Stored entries:
#####
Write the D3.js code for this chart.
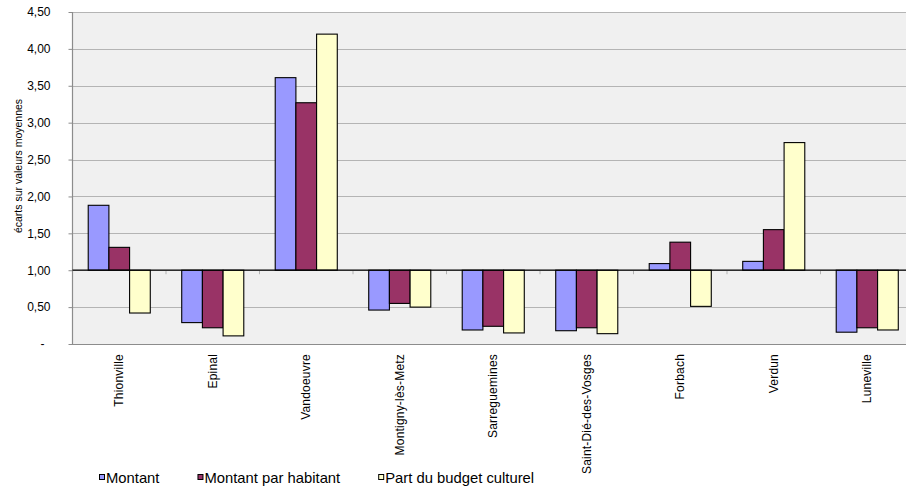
<!DOCTYPE html>
<html lang="fr">
<head>
  <meta charset="UTF-8" />
  <title>Écarts sur valeurs moyennes</title>
  <script src="https://d3js.org/d3.v7.min.js"></script>
  <style>
    body {
      margin: 0;
      background: white;
      font-family: Arial, "Liberation Sans", sans-serif;
    }
    svg { display: block; background: white; }
    .tick-label { font-size: 12px; fill: #000; }
    .cat-label { font-size: 12px; fill: #000; letter-spacing: 0.2px; }
    .y-title { font-size: 10.5px; fill: #000; }
    .legend-label { font-size: 14.8px; fill: #000; }
  </style>
</head>
<body>
  <svg width="906" height="490"></svg>

  <script>
    // chart values
    const categories = ["Thionville", "Epinal", "Vandoeuvre", "Montigny-lès-Metz", "Sarreguemines",
                        "Saint-Dié-des-Vosges", "Forbach", "Verdun", "Luneville"];
    const montant =         [1.88, 0.29, 3.61, 0.46, 0.19, 0.18, 1.09, 1.12, 0.16];
    const montantHabitant = [1.31, 0.22, 3.27, 0.55, 0.24, 0.22, 1.38, 1.55, 0.22];
    const partBudget =      [0.42, 0.11, 4.20, 0.50, 0.15, 0.14, 0.51, 2.73, 0.19];
    const seriesNames = ["Montant", "Montant par habitant", "Part du budget culturel"];
    const yTicks = [0, 0.5, 1, 1.5, 2, 2.5, 3, 3.5, 4, 4.5];
    const baseValue = 1;

    const colors = ["#9999ff", "#993366", "#ffffcc"];
    const seriesValues = [montant, montantHabitant, partBudget];

    const svg = d3.select("svg");
    const plot = { left: 72.5, right: 914, top: 12, bottom: 344 };

    const x0 = d3.scaleBand()
      .domain(categories)
      .range([plot.left, plot.right])
      .padding(0);

    const x1 = d3.scaleBand()
      .domain(seriesNames)
      .range([0, x0.bandwidth()])
      .paddingInner(0)
      .paddingOuter(0.76);

    const y = d3.scaleLinear()
      .domain([0, 4.5])
      .range([plot.bottom, plot.top]);

    // plot background
    svg.append("rect")
      .attr("x", plot.left)
      .attr("y", plot.top)
      .attr("width", plot.right - plot.left)
      .attr("height", plot.bottom - plot.top)
      .attr("fill", "#f0f0f0");

    // gridlines
    svg.append("g")
      .selectAll("line")
      .data(yTicks.filter(d => d > 0))
      .join("line")
      .attr("x1", plot.left)
      .attr("x2", plot.right)
      .attr("y1", d => Math.round(y(d)) + 0.5)
      .attr("y2", d => Math.round(y(d)) + 0.5)
      .attr("stroke", "#b4b4b4")
      .attr("stroke-width", 1);

    // plot frame (left + bottom)
    svg.append("path")
      .attr("d", `M${plot.left},${plot.top}V${plot.bottom + 0.5}H${plot.right}`)
      .attr("fill", "none")
      .attr("stroke", "#8c8c8c")
      .attr("stroke-width", 1.2);

    // y axis
    const yAxis = svg.append("g")
      .attr("transform", `translate(${plot.left},0)`)
      .call(d3.axisLeft(y)
        .tickValues(yTicks)
        .tickSize(4)
        .tickFormat(d => d === 0 ? "-" : d3.format(".2f")(d).replace(".", ",")));
    yAxis.select(".domain").remove();
    yAxis.selectAll(".tick line").attr("stroke", "#8c8c8c");
    yAxis.selectAll(".tick text")
      .attr("class", "tick-label")
      .attr("x", d => d === 0 ? -28 : -22)
      .style("font-family", "Arial, 'Liberation Sans', sans-serif")
      .style("font-size", "12px");

    // y title
    svg.append("text")
      .attr("class", "y-title")
      .attr("transform", "translate(22,166) rotate(-90)")
      .attr("text-anchor", "middle")
      .text("écarts sur valeurs moyennes");

    // bars, drawn from the 1,00 baseline
    const groups = svg.append("g")
      .selectAll("g")
      .data(categories)
      .join("g")
      .attr("transform", d => `translate(${x0(d)},0)`);

    groups.selectAll("rect")
      .data((c, i) => seriesNames.map((s, k) => ({ s, k, v: seriesValues[k][i] })))
      .join("rect")
      .attr("x", d => x1(d.s))
      .attr("width", x1.bandwidth())
      .attr("y", d => Math.min(y(d.v), y(baseValue)))
      .attr("height", d => Math.abs(y(d.v) - y(baseValue)))
      .attr("fill", d => colors[d.k])
      .attr("stroke", "#000")
      .attr("stroke-width", 1.1);

    // category axis crossing at 1,00
    const xAxis = svg.append("g")
      .attr("transform", `translate(0,${y(baseValue)})`);
    xAxis.selectAll("line.sep")
      .data(categories.slice(1))
      .join("line")
      .attr("class", "sep")
      .attr("x1", d => x0(d))
      .attr("x2", d => x0(d))
      .attr("y1", 0)
      .attr("y2", 4)
      .attr("stroke", "#b4b4b4");
    xAxis.append("line")
      .attr("x1", plot.left)
      .attr("x2", plot.right)
      .attr("stroke", "#000")
      .attr("stroke-width", 1.2);

    // category labels, rotated under the plot
    svg.append("g")
      .selectAll("text")
      .data(categories)
      .join("text")
      .attr("class", "cat-label")
      .attr("transform", d => `translate(${x0(d) + x0.bandwidth() / 2 + 4},354) rotate(-90)`)
      .attr("text-anchor", "end")
      .text(d => d);

    // legend
    const legend = svg.append("g");
    let lx = 99;
    seriesNames.forEach((name, k) => {
      legend.append("rect")
        .attr("x", lx + 0.5)
        .attr("y", 474.5)
        .attr("width", 5)
        .attr("height", 5)
        .attr("fill", colors[k])
        .attr("stroke", "#000");
      const t = legend.append("text")
        .attr("class", "legend-label")
        .attr("x", lx + 7)
        .attr("y", 483)
        .text(name);
      lx += 7 + t.node().getComputedTextLength() + 38;
    });
  </script>
</body>
</html>
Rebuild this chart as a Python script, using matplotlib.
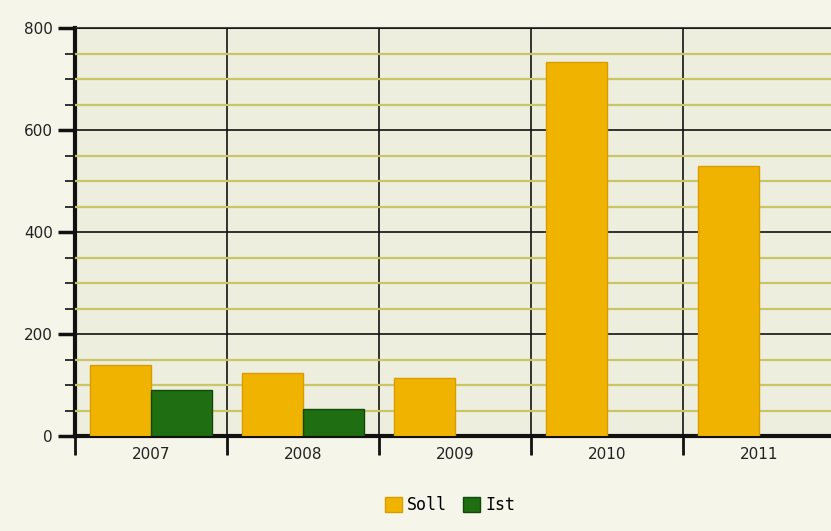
import matplotlib.pyplot as plt
import numpy as np
from matplotlib.ticker import MultipleLocator, FixedLocator, NullFormatter

years = ['2007', '2008', '2009', '2010', '2011']
soll = [139, 123, 113, 733, 529]
ist = [90, 53, 0, 0, 0]

soll_color = '#f0b400'
ist_color = '#1f6e12'

fig = plt.figure(figsize=(8.31, 5.31), dpi=100)
fig.patch.set_facecolor('#f5f5ea')
ax = fig.add_axes([75/831, 1 - 436/531, 760/831, 408/531])
ax.set_facecolor('#eeeedf')

x = np.arange(len(years))
ax.bar(x - 0.2, soll, width=0.4, color=soll_color, edgecolor='#d99c00', linewidth=1, label='Soll', zorder=3)
ist_x = [xi + 0.2 for xi, v in zip(x, ist) if v > 0]
ist_v = [v for v in ist if v > 0]
ax.bar(ist_x, ist_v, width=0.4, color=ist_color, edgecolor='#114a08', linewidth=1, label='Ist', zorder=3)

ax.set_xlim(-0.5, len(years) - 0.5)
ax.set_ylim(0, 800)

# y grid: black every 200, olive every 50
ax.yaxis.set_major_locator(MultipleLocator(200))
ax.yaxis.set_minor_locator(MultipleLocator(50))
ax.grid(axis='y', which='minor', color='#c8c666', linewidth=1.6, zorder=1)
ax.grid(axis='y', which='major', color='#111111', linewidth=1.2, zorder=2)

# x: labels at centres, separators/ticks between categories
ax.xaxis.set_major_locator(FixedLocator(np.arange(-0.5, len(years), 1.0)))
ax.xaxis.set_major_formatter(NullFormatter())
ax.xaxis.set_minor_locator(FixedLocator(x))
ax.set_xticklabels(years, minor=True)
ax.tick_params(axis='x', which='minor', length=0, pad=8, labelsize=11, colors='#222222')
ax.tick_params(axis='x', which='major', direction='out', length=14, width=2, color='#111111')
ax.grid(axis='x', which='major', color='#111111', linewidth=1.2, zorder=2)

ax.tick_params(axis='y', which='major', direction='out', length=12, width=2.5, color='#111111',
               labelsize=11, labelcolor='#222222', pad=4)
ax.tick_params(axis='y', which='minor', direction='out', length=7, width=1.2, color='#111111')

for side in ['left', 'bottom']:
    ax.spines[side].set_linewidth(3)
    ax.spines[side].set_color('#111111')
ax.spines['top'].set_color('#444444')
ax.spines['top'].set_linewidth(1.5)
ax.spines['right'].set_visible(False)
ax.set_axisbelow(False)

fig.legend(loc='center', bbox_to_anchor=(450/831, 1 - 505/531), ncol=2, frameon=False,
           prop={'family': 'DejaVu Sans Mono', 'size': 12}, handlelength=1.0, handleheight=1.0,
           handletextpad=0.3, columnspacing=1.0)

fig.savefig('out.png', dpi=100, facecolor=fig.get_facecolor())
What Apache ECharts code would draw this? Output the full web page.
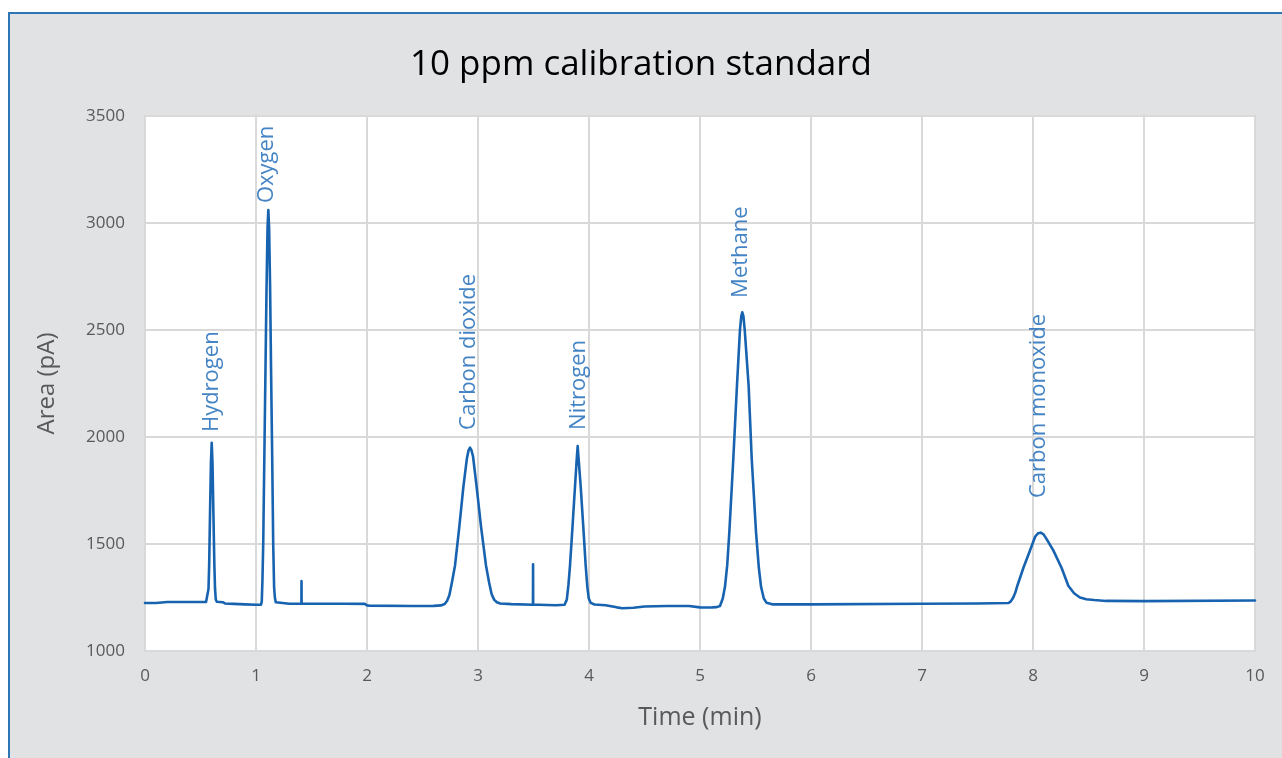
<!DOCTYPE html>
<html>
<head>
<meta charset="utf-8">
<script src="https://cdn.jsdelivr.net/npm/echarts@6/dist/echarts.min.js"></script>
<style>
html,body{margin:0;padding:0;background:#ffffff;}
#chart{width:1282px;height:758px;}
</style>
</head>
<body>
<div id="chart"></div>
<script>
// Chromatogram trace: time (min) and area (pA)
const timeMin = [
  0.00,0.10,0.11,0.20,0.40,0.55,
  0.565,0.572,0.578,0.586,0.594,0.601,0.608,0.616,0.625,0.631,0.638,0.648,
  0.70,0.72,0.80,0.90,1.00,1.045,
  1.052,1.058,1.065,1.075,1.085,1.095,1.104,1.111,1.118,1.127,1.136,1.146,1.155,1.163,1.170,1.178,
  1.19,1.30,1.409,1.410,1.411,1.60,1.80,1.98,2.00,2.02,2.40,2.60,
  2.665,2.700,2.722,2.742,2.765,2.793,2.832,2.868,2.900,2.915,2.928,2.940,2.955,2.988,3.027,3.072,3.100,3.123,3.145,3.17,3.20,
  3.30,3.495,3.496,3.497,3.55,3.70,
  3.780,3.800,3.815,3.829,3.852,3.874,3.890,3.898,3.906,3.925,3.948,3.970,3.985,3.998,4.015,
  4.05,4.15,4.25,4.30,4.40,4.50,4.70,4.90,5.00,5.10,5.15,
  5.180,5.205,5.225,5.245,5.264,5.300,5.333,5.360,5.372,5.381,5.391,5.403,5.438,5.466,5.505,5.530,5.550,5.575,5.600,
  5.65,6.00,7.00,7.50,7.78,
  7.800,7.822,7.840,7.859,7.913,7.973,8.02,8.045,8.069,8.095,8.12,8.183,8.258,8.318,8.370,8.423,8.48,8.55,8.66,
  9.00,10.0
];
const areaPA = [
  1224,1224,1230,1229,1229,1229,
  1230,1290,1400,1650,1880,1973,1880,1650,1400,1290,1240,1230,
  1228,1222,1220,1218,1216,1216,
  1232,1330,1500,1900,2300,2700,2980,3061,2980,2700,2300,1900,1500,1300,1250,1228,
  1222,1221,1221,1327,1221,1221,1221,1220,1213,1212,1210,1211,
  1213,1220,1235,1260,1320,1400,1582,1766,1900,1938,1950,1940,1910,1766,1582,1400,1320,1265,1240,1228,1222,
  1219,1216,1405,1216,1216,1214,
  1216,1240,1310,1400,1585,1770,1900,1958,1900,1770,1585,1400,1300,1245,1225,
  1217,1214,1204,1200,1202,1208,1210,1210,1204,1203,1205,
  1210,1245,1300,1400,1553,1897,2240,2500,2565,2583,2565,2500,2240,1897,1553,1390,1300,1245,1225,
  1218,1218,1221,1222,1224,
  1232,1250,1272,1305,1388,1470,1535,1550,1553,1545,1525,1470,1388,1305,1270,1250,1242,1238,1234,
  1233,1236
];
// Peak names with label anchor (time, area at the foot of the text)
const peakNames = ['Hydrogen','Oxygen','Carbon dioxide','Nitrogen','Methane','Carbon monoxide'];
const peakTimes = [0.60, 1.10, 2.92, 3.91, 5.37, 8.05];
const labelAreas = [2023, 3093, 2033, 2033, 2650, 1715];
const xTicks = [0,1,2,3,4,5,6,7,8,9,10];
const yTicks = [1000,1500,2000,2500,3000,3500];

const trace = timeMin.map((t,i)=>[t, areaPA[i]]);
const labels = peakNames.map((n,i)=>({name:n, value:[peakTimes[i], labelAreas[i]]}));

const chart = echarts.init(document.getElementById('chart'), null, {renderer:'canvas'});
const blue = '#1763b0';
const grey = '#595959';
chart.setOption({
  backgroundColor:'#ffffff',
  animation:false,
  graphic:[{
    type:'rect', z:-10, silent:true,
    shape:{x:9, y:13, width:1300, height:800},
    style:{fill:'#e1e2e4', stroke:'#2e75b6', lineWidth:2}
  }],
  title:{
    text:'10 ppm calibration standard',
    left:'center', top:43,
    textStyle:{fontFamily:'Open Sans', fontSize:35, fontWeight:'normal', color:'#000000'}
  },
  grid:{
    left:145, right:27, top:116, bottom:107,
    show:true, backgroundColor:'#ffffff', borderColor:'#d4d4d4', borderWidth:2
  },
  xAxis:{
    type:'value', min:xTicks[0], max:xTicks[xTicks.length-1], interval:1,
    name:'Time (min)', nameLocation:'middle', nameGap:54,
    nameTextStyle:{fontFamily:'Open Sans', fontSize:25, color:grey},
    axisLine:{show:false}, axisTick:{show:false},
    axisLabel:{fontFamily:'Open Sans', fontSize:17, color:grey, margin:17, formatter:v=>String(v)},
    splitLine:{show:true, lineStyle:{color:'#d9d9d9', width:2}}
  },
  yAxis:{
    type:'value', min:yTicks[0], max:yTicks[yTicks.length-1], interval:500,
    name:'Area (pA)', nameLocation:'middle', nameGap:86, nameRotate:90,
    nameTextStyle:{fontFamily:'Open Sans', fontSize:24, color:grey},
    axisLine:{show:false}, axisTick:{show:false},
    axisLabel:{fontFamily:'Open Sans', fontSize:17, color:grey, margin:20, formatter:v=>String(v)},
    splitLine:{show:true, lineStyle:{color:'#d9d9d9', width:2}}
  },
  series:[
    {
      type:'line', data:trace, showSymbol:false, symbol:'none',
      smooth:false,
      lineStyle:{color:blue, width:2.6, join:'round', cap:'round'}, z:3
    },
    {
      type:'scatter', data:labels, symbolSize:0, z:4,
      label:{
        show:true, formatter:'{b}', position:[0,0], rotate:90,
        align:'left', verticalAlign:'middle',
        fontFamily:'Open Sans', fontSize:22, color:'#1565b5'
      }
    }
  ]
});
</script>
</body>
</html>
#####
What is being asked ▸
Exclude any pictures, and restate word for word the lines from the one containing "Rebuild this chart" through the one containing "ax.set_facecolor('#eeeedf')", both included.

Response below ▸
Rebuild this chart as a Python script, using matplotlib.
import matplotlib.pyplot as plt
import numpy as np
from matplotlib.ticker import MultipleLocator, FixedLocator, NullFormatter

years = ['2007', '2008', '2009', '2010', '2011']
soll = [139, 123, 113, 733, 529]
ist = [90, 53, 0, 0, 0]

soll_color = '#f0b400'
ist_color = '#1f6e12'

fig = plt.figure(figsize=(8.31, 5.31), dpi=100)
fig.patch.set_facecolor('#f5f5ea')
ax = fig.add_axes([75/831, 1 - 436/531, 760/831, 408/531])
ax.set_facecolor('#eeeedf')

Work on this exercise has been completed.